STORYMIRROR

Silent Saviors

Silent Saviors

4 mins
16.5K



“We’re all going to die, are we not, Doctor?” The expectant lady cried hysterically.

“Have patience, help will come soon.” Doctor Ashok calmly assured the pregnant patient.

He had managed to phone the District Magistrate’s headquarters in Pathanmthitta before his mobile phone battery died. It had been raining incessantly since the last five days and the Muthoot Hospital in Kohzencherry, Kerala had been cut off from the rest of the world. The hospital was on the bank of the river Pampa in a southern district in Kerala.

Last evening, Doctor Ashok had rushed to the rooftop of the hospital on hearing the faint rattle of a helicopter ripping the air. He scanned the overcast skies shielding his eyes. From the high vantage point, he could see miles of dark water swirling about the hospital building. The deluge was steadily rising and the ground floor of the multi-specialty hospital was submerged in eight feet of standing water. All the four hundred patients had been evacuated to the upper floors. The doctor could see some villagers perching on trees and rooftops. All began to yell and cry as the helicopter appeared at the very far edge of the horizon raising their hopes of rescue and relief but the helicopter soon slipped out of sight.

The doctor later learnt that it was a local minister doing an aerial survey and had briefly lowered his chopper in the next village to fling biscuit packets to the stranded people before zooming off.

This was the fifth day running that Kohzencherry had been cut off from all sides as all the roads were inundated by the flood water. Food supplies had dried up, there was no power and drinking water was contaminated. All the domestic animals were washed away when the torrent of water gushed in the middle of the night and only slimy snakes were clinging on to the flotsam in the spate. Some claimed that the neighboring state has opened the floodgates of the dams to release water; some claimed that it was a cloudburst. Still others blamed the rampant deforestation and illegal mining around the area had caused the deluge.

Cut off from the rest of Kerala, the doctors, nurses and paramedics were fighting a losing battle with the furious elements. Food and medicines supplies was running out. Many of the patients were becoming critical. The pregnant lady had gone into labor. Panic was setting in and showing up on the normally stoic faces of the medical staff who were all silently praying for some miracle in God’s own country to succor them.

Then the miracle happened and help arrived in the guise of the Indian Army. Lt Danish Farooqi, Column Commander of the 13 Garhwal Rifles reached the Kohzencherry with 73 of his soldiers. The troops had Gemini boats, life jackets, drinking water, food, rescue gear and was accompanied with a medical unit and Navy divers. The soldiers did a quick recce of the water-logged locality and sprang into a coordinated action plan of relief and rescue.

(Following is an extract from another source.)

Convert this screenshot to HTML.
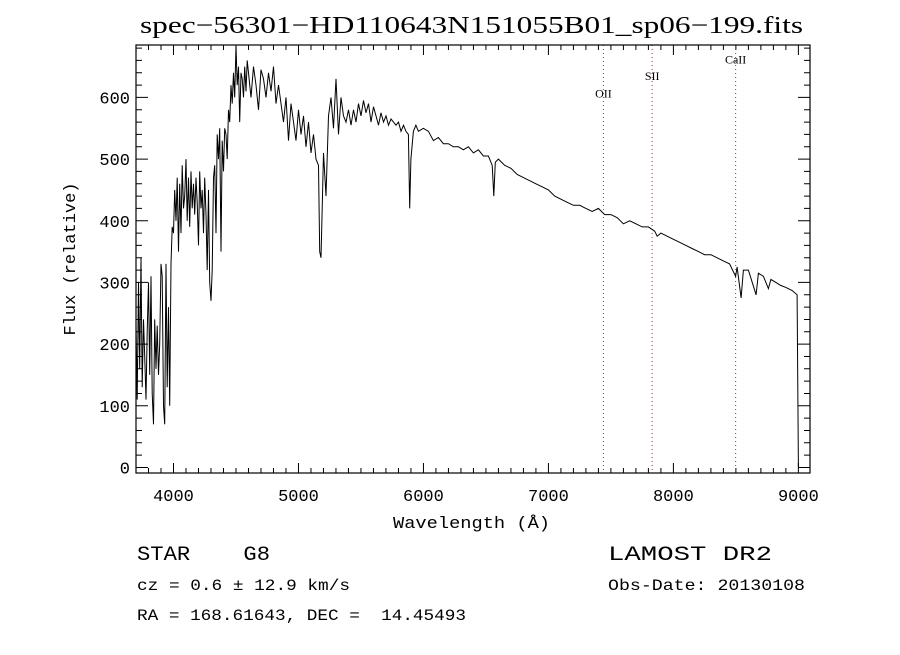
<!DOCTYPE html>
<html><head><meta charset="utf-8"><style>
body{margin:0;background:#fff;width:900px;height:650px;overflow:hidden}
.sf{font-family:"Liberation Serif",serif;fill:#000}
.mf{font-family:"Liberation Mono",monospace;fill:#000}
</style></head><body>
<svg id="chart" width="900" height="650" viewBox="0 0 900 650" xmlns="http://www.w3.org/2000/svg">
<rect width="900" height="650" fill="#fff"/>
<text class="sf" x="140" y="33" font-size="24" textLength="663" lengthAdjust="spacingAndGlyphs">spec−56301−HD110643N151055B01_sp06−199.fits</text>
<g id="axes"></g>
<g id="lines"></g>
<path id="spec" fill="none" stroke="#000" stroke-width="1"/>
<rect x="136" y="45" width="674" height="428" fill="none" stroke="#000" stroke-width="1.2"/>
<text class="mf" x="393" y="528" font-size="17" textLength="157" lengthAdjust="spacingAndGlyphs">Wavelength (Å)</text>
<text class="mf" transform="translate(75,259) rotate(-90)" font-size="17" text-anchor="middle">Flux (relative)</text>
<text class="mf" x="137" y="560" font-size="20" textLength="133" lengthAdjust="spacingAndGlyphs" xml:space="preserve">STAR    G8</text>
<text class="mf" x="137" y="590" font-size="16" textLength="213" lengthAdjust="spacingAndGlyphs">cz = 0.6 ± 12.9 km/s</text>
<text class="mf" x="137" y="620" font-size="16" textLength="329" lengthAdjust="spacingAndGlyphs" xml:space="preserve">RA = 168.61643, DEC =  14.45493</text>
<text class="mf" x="608" y="560" font-size="20" textLength="164" lengthAdjust="spacingAndGlyphs">LAMOST DR2</text>
<text class="mf" x="608" y="590" font-size="16" textLength="197" lengthAdjust="spacingAndGlyphs">Obs-Date: 20130108</text>
</svg>
<script>
const wavelengths=[3700,3710,3720,3730,3740,3750,3760,3770,3780,3790,3800,3810,3820,3830,3840,3850,3860,3870,3880,3890,3900,3910,3920,3930,3940,3950,3960,3970,3980,3990,4000,
4010,4020,4030,4040,4050,4060,4070,4080,4090,4100,4110,4120,4130,4140,4150,4160,4170,4180,4190,4200,4210,4220,4230,4240,4250,4260,4270,4280,4290,4300,4310,4320,4330,4340,4350,4360,4370,4380,4390,4400,4410,4420,4430,4440,4450,4460,4470,4480,4490,4500,4510,4520,4530,4540,4550,4560,4570,4580,4590,4600,4620,4640,4660,4680,4700,4720,4740,4760,4780,4800,4820,4840,4860,4880,4900,4920,4940,4960,4980,5000,5020,5040,5060,5080,5100,5120,5140,5160,5170,5180,5190,5200,5220,5240,5260,5280,5300,5320,5340,5360,5380,5400,5420,5440,5460,5480,5500,5520,5540,5560,5580,5600,5620,5640,5660,5680,5700,5720,5740,5760,5780,5800,5820,5840,5860,5880,5890,5900,5920,5940,5960,6000,6040,6080,6120,6160,6200,6240,6280,6320,6360,6400,6440,6480,6520,6550,6563,6575,6600,6650,6700,6750,6800,6850,6900,6950,7000,7050,7100,7150,7200,7250,7300,7350,7400,7450,7500,7550,7600,7650,7700,7750,7800,7850,7870,7900,7950,8000,8050,8100,8150,8200,8250,8300,8350,8400,8450,8498,8510,8542,8560,8600,8662,8680,8720,8760,8780,8820,8860,8900,8950,8990,9000];
const fluxes=[230,110,300,160,340,130,240,180,110,220,300,150,310,120,70,240,160,230,150,200,330,310,100,70,330,130,260,100,330,390,380,
450,400,470,350,460,380,490,420,440,500,400,470,390,480,420,460,410,470,430,360,480,420,450,380,470,410,320,450,300,270,320,470,490,380,540,500,550,350,530,480,550,540,500,580,560,620,590,640,600,685,620,650,560,640,630,600,650,610,660,640,600,650,620,580,645,630,600,640,610,650,590,620,590,560,600,530,590,560,530,580,540,570,520,560,510,540,500,490,350,340,420,510,440,570,600,550,630,540,600,570,560,580,555,580,560,590,570,595,575,590,560,585,570,555,575,560,570,555,565,560,555,560,545,555,545,540,420,500,545,555,545,550,545,530,535,525,525,520,520,515,520,510,515,505,505,490,440,495,500,490,485,475,470,465,460,455,450,440,435,430,425,425,420,415,420,410,410,405,395,400,395,390,390,383,375,380,375,370,365,360,355,350,345,345,340,335,330,310,325,275,320,320,280,315,310,290,305,300,295,292,287,280,0];
const xTicks=[4000,5000,6000,7000,8000,9000];
const yTicks=[0,100,200,300,400,500,600];
const lineNames=["OII","SII","CaII"];
const lineWaves=[7440,7830,8498];
const lineLabelFlux=[600,628,655];

const X0=136,X1=810,Y0=473,Y1=45,WMIN=3700,WMAX=9093,FMIN=-9,FMAX=685;
const xs=w=>X0+(w-WMIN)/(WMAX-WMIN)*(X1-X0);
const ys=f=>Y0-(f-FMIN)/(FMAX-FMIN)*(Y0-Y1);
const NS="http://www.w3.org/2000/svg";
function mk(tag,attrs,parent){const e=document.createElementNS(NS,tag);for(const k in attrs)e.setAttribute(k,attrs[k]);parent.appendChild(e);return e;}
const axes=document.getElementById('axes');
let d="";
for(let w=3800;w<=9000;w+=100){const x=xs(w);const L=(w%1000===0)?10:5;d+=`M${x},${Y0}v${-L}M${x},${Y1}v${L}`;}
for(let f=0;f<=680;f+=20){const y=ys(f);const L=(f%100===0)?12:6;d+=`M${X0},${y}h${L}M${X1},${y}h${-L}`;}
const tk=mk('path',{d:d,stroke:'#000','stroke-width':1,fill:'none'},axes);


xTicks.forEach(w=>{const t=mk('text',{class:'mf',x:xs(w),y:501,'font-size':17,'text-anchor':'middle'},axes);t.textContent=w;

});
yTicks.forEach(f=>{const t=mk('text',{class:'mf',x:130,y:ys(f)+6,'font-size':17,'text-anchor':'end'},axes);t.textContent=f;

});
const lg=document.getElementById('lines');
lineWaves.forEach((w,i)=>{const l=mk('line',{x1:xs(w),x2:xs(w),y1:Y1,y2:Y0,stroke:'#8b3a3a','stroke-width':1,'stroke-dasharray':'1,3'},lg);


const t=mk('text',{class:'sf',x:xs(w),y:ys(lineLabelFlux[i]),'font-size':12,'text-anchor':'middle'},lg);t.textContent=lineNames[i];

});
let p="";
wavelengths.forEach((w,i)=>{p+=(i?"L":"M")+xs(w).toFixed(1)+","+ys(fluxes[i]).toFixed(1);});
document.getElementById('spec').setAttribute('d',p);
</script>
</body></html>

The scuba divers swam through the standing water and reached the hospital upper floors. The brave soldiers used thick ropes to create a “tow-path” between the hospital and upper dry land. In an hour the Army had reached the first lot of patients to safety. By evening the 13th Garhwal unit of the Indian Army had evacuated 80 patients. More reinforcements arrived with Lt Col Arvind Kumar to assist in the rescue effort as another 320 patients remained stranded.

Apart from numerous military trucks loaded with food supplies and medicines the army, deployed into service medium lift helicopters, and five Chetak and Cheetah choppers to wince up the critical patients to safety. The pregnant lady was airlifted to the Military Hospital at St. Thomas Mount, in Defence Colony Road, Chennai where she safely delivered her baby. The Indian army successfully rescued over 5,000 stranded people from the worst flooded areas of Tambaram, Mudichur, Kothurpuram, Pallavaram, Thiruneermalai, Urapakkam, Manipakkam, T Nagar and Gudvancheri and also along areas adjacent to Adyar River. The survivors were shifted to the relief camp set up at Fort Kochi. The Indian army helicopters also airlifted teams of National Disaster Relief Force (NDRF) from Delhi and Bhubaneswar to Arakkonam.

Although the prime job of our Indian Army is to protect our borders from external aggression we have seen how they are swiftly pressed into the service of rescue and relief whenever there is a humanitarian crisis. The Indian Army along with the Indian Air Force and the Indian Navy responds to earthquakes, tsunamis, cyclones, railway accidents, forest fires and flash flood with alacrity and saves human lives without any discrimination to caste, color and creed. They are not publicity hungry and quietly go about saving lives with a steely determination. Though their own family members are far away from them most of the time the army stands shoulder to shoulder to every Indian citizen whose life is in peril. Even when they lose friends and fellow soldiers in the line of duty, the armed forces soldier on stoically. They do justice to their duty and make the nation proud. I salute their selfless service. Jai Hind. Jai Jawan.